When she stumbles across the advert, she’s looking for something else completely. But it seems like too good an opportunity to miss: a live-in nanny position, with a staggeringly generous salary. And when Rowan arrives at Heatherbrae House, she is smitten by the luxurious ‘smart’ home fitted out with all modern conveniences, by the beautiful Scottish Highlands, and by this picture-perfect family.

What she doesn’t know is that she’s stepping into a nightmare – one that will end with a child dead and her in a cell awaiting trial for murder.

She knows she’s made mistakes. But, she maintains, she’s not guilty – at least not of murder. Which means someone else is.

Full of spellbinding menace, The Turn of the Key is a gripping modern-day haunted house thriller from the Agatha Christie of our time.

MY THOUGHTS:

I got this book as a Christmas present from my husband and I have to say that I have quite enjoyed it.

At the beginning, I really liked that it seemed to be written in some sort of epistolary form, but that feel got lost soon after that, when the narration stopped using the letter format. Except for a few of random times when the narrator addressed the person who would be the recipient of said letter, the narration itself didn’t have that epistolary feel that we get in other novels that belong to that specific genre or style.

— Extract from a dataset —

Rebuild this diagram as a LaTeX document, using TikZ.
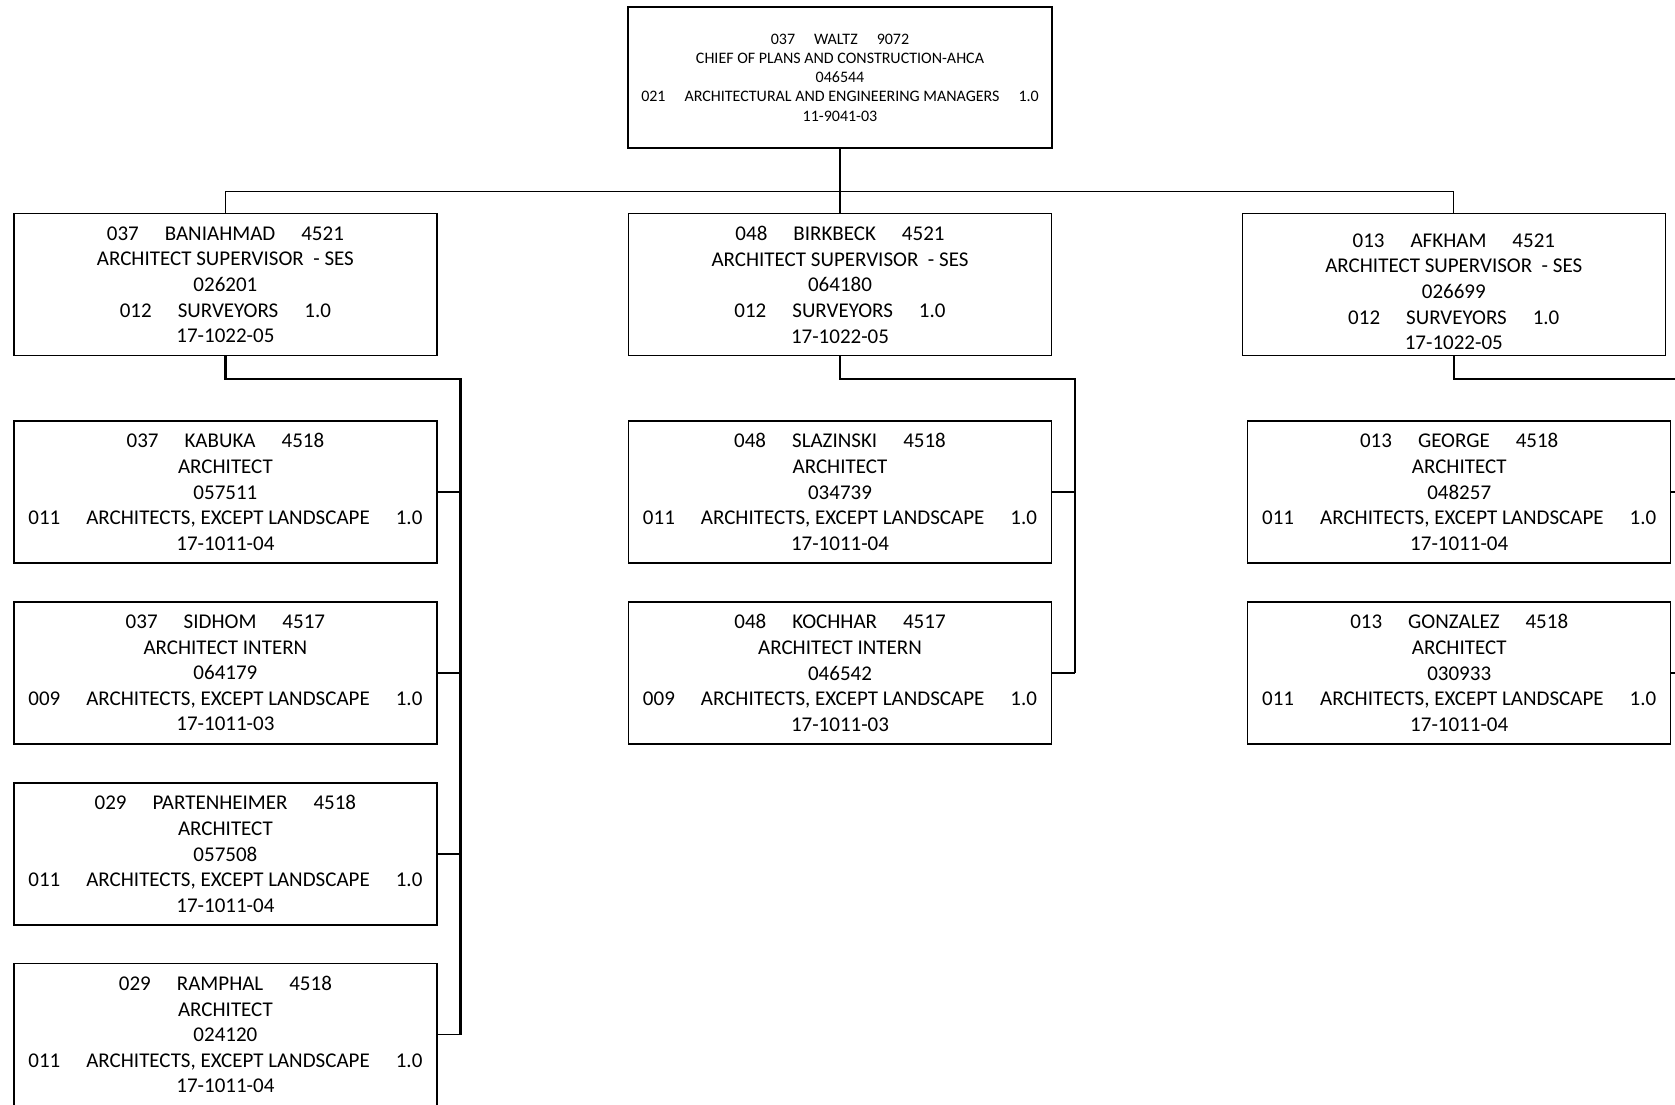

I was expecting sort of a ghost story with gothic elements, and pretty much I got that, but the gothic aspects got lost among all the technology paraphernalia and the minutia of daily life. Don’t get me wrong, it was still quite a thrilling read, but a smart house is not what I would expect as the setting for a gothic-like ghost story.

As for the characters, it was obvious from the beginning that there was something going on with pretty much all of them, and I enjoyed trying to figure out what their role in the story could be. A couple of predictable things, but overall quite intriguing. The main character/narrator wasn’t very likeable from the beginning, and I got the feeling that she wasn’t very reliable. I liked how some characters had a lot of presence even if they weren’t really there.

If you like stories in the same fashion as The Turn of the Screw, by Henry James, or The Sundial, by Shirley Jackson, this is the perfect book for you.